Businessman pleads not guilty in Weslaco water treatment plant bribery case

A businessman charged in the Weslaco water treatment plant case pleaded not guilty Monday.

Ricardo “Rick” Quintanilla, 51, of Weslaco pleaded not guilty to bribery, money laundering and wire fraud charges. U.S. Magistrate Judge Peter E. Ormsby set bond at $50,000 with no collateral required.

weslacologo“In light of the circumstances, I feel that’s adequate and appropriate,” Ormsby said.

While the indictment against Quintanilla is troubling, he maintains strong ties to the community and isn’t considered a flight risk, Ormsby said. Prosecutors didn’t object to bond.

“Mr. Quintanilla is presumed innocent as to all charges,” Ormsby said.

Prosecutors believe Quintanilla bribed a member of the Weslaco City Commission.

Assistant U.S. Attorney Roberto “Bobby” Lopez provided details about the scheme on March 22, when Leonel J. Lopez Jr. — who served as Rio Grande City municipal judge and worked for state Rep. Ryan Guillen — pleaded guilty to bribery.

“To provide bribe payments to Commissioner B, the defendant enlisted Individual B, who agreed to secure Commissioner B’s participation and act as a conduit for bribe payments to Commissioner B,” Assistant U.S. Attorney Lopez said. “The defendant paid Individual B approximately $92,950 by checks and Individual B would cash the checks and split the cash with Commissioner B. The purpose of making the payments in this way was to further conceal and promote the ongoing bribery scheme.”
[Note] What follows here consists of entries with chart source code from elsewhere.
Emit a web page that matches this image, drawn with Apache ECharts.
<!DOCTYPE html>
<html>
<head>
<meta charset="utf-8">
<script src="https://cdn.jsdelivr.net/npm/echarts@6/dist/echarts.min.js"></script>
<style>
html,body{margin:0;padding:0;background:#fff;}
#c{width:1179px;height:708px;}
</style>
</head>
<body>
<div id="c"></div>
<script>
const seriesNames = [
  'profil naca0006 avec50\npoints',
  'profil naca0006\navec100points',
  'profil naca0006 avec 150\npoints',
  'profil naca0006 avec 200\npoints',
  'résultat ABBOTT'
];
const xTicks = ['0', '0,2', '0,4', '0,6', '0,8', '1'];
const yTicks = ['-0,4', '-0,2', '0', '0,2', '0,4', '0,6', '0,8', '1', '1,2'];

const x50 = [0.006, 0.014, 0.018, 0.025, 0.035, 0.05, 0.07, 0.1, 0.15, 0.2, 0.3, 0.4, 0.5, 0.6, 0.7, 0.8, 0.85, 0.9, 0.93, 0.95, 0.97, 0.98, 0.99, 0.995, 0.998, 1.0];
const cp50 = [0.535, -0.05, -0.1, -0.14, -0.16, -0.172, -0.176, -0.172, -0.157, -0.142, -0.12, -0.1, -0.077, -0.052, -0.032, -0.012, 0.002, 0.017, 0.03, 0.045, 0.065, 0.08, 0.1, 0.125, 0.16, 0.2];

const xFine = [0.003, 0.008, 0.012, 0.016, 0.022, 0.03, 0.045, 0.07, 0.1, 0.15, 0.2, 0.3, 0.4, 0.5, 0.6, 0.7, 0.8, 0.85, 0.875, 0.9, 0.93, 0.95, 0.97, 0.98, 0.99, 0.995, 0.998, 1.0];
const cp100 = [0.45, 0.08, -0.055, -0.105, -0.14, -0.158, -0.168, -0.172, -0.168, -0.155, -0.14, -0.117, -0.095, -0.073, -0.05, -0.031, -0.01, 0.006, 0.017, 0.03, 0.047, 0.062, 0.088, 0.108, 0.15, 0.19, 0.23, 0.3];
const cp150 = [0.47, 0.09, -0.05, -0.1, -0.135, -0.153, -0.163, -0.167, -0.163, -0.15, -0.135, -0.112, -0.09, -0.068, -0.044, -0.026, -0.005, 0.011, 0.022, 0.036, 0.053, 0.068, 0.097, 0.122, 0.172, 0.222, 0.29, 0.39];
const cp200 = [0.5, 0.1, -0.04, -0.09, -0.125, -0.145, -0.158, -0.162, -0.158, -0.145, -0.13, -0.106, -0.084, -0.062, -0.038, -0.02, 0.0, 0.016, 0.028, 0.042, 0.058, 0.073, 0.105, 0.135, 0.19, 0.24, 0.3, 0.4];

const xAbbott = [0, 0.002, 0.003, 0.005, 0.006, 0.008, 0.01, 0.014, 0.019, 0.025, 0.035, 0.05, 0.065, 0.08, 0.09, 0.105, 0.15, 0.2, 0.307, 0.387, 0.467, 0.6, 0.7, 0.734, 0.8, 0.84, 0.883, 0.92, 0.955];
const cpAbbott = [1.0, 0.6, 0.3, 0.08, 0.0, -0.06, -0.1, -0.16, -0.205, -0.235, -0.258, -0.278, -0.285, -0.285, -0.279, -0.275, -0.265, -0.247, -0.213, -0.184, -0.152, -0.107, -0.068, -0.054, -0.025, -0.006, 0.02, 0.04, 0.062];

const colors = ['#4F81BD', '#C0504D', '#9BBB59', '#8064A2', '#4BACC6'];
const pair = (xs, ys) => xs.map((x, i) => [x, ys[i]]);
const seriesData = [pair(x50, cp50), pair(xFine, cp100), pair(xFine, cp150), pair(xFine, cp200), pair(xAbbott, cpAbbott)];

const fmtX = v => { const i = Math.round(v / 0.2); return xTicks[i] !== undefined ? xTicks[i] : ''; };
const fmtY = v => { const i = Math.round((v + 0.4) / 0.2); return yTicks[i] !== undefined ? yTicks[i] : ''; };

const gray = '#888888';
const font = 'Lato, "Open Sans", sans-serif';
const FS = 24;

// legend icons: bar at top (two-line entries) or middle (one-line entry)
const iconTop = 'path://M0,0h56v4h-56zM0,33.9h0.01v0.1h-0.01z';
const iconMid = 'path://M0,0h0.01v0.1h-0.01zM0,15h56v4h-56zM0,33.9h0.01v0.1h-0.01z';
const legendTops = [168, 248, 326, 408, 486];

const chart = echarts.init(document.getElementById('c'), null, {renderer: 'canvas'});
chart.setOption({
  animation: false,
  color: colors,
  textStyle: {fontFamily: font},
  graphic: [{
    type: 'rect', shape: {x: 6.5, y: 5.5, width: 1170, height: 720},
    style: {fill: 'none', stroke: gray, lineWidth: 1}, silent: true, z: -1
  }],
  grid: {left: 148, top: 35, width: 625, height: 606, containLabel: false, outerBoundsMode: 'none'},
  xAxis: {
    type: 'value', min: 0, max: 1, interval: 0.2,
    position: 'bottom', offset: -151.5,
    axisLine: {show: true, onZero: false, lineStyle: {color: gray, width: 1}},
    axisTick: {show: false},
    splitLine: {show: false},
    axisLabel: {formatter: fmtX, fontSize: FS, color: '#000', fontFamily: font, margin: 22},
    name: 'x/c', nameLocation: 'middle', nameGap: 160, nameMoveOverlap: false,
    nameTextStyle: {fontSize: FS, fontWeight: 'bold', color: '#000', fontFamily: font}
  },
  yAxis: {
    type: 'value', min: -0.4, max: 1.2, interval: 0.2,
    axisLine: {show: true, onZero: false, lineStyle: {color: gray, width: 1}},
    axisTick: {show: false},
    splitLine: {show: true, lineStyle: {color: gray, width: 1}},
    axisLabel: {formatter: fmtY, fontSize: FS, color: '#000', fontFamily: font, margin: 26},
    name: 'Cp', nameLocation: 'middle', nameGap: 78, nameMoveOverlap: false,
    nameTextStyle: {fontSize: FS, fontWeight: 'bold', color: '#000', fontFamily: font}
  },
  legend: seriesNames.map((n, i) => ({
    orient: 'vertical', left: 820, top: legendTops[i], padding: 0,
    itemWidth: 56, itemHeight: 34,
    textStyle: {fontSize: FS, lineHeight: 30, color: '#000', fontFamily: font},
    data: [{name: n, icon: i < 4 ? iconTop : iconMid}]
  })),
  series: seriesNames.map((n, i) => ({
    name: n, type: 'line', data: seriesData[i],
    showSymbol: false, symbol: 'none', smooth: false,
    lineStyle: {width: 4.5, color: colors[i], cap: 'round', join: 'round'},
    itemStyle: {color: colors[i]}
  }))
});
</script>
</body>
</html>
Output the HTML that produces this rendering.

Individual B is Quintanilla, a businessman who served on the Weslaco Economic Development Corp. board and unsuccessfully campaigned for City Commission in November 2014.

Assistant U.S. Attorney Lopez described Commissioner B as “a current Weslaco City Commissioner who has served since 2009.”

City Commissioner Gerardo “Jerry” Tafolla, who works for Hidalgo County Precinct 1, is the only person who matches that description. He didn’t respond to requests for comment.

The 18-count indictment charged Quintanilla with conspiracy to commit honest services wire fraud, six counts of honest services wire fraud, federal program bribery, conspiracy to launder monetary instruments, eight counts of money laundering and violating the federal Travel Act.

The most serious charges carry a maximum penalty of 20 years in prison.

Quintanilla is scheduled for a final pretrial hearing on May 2.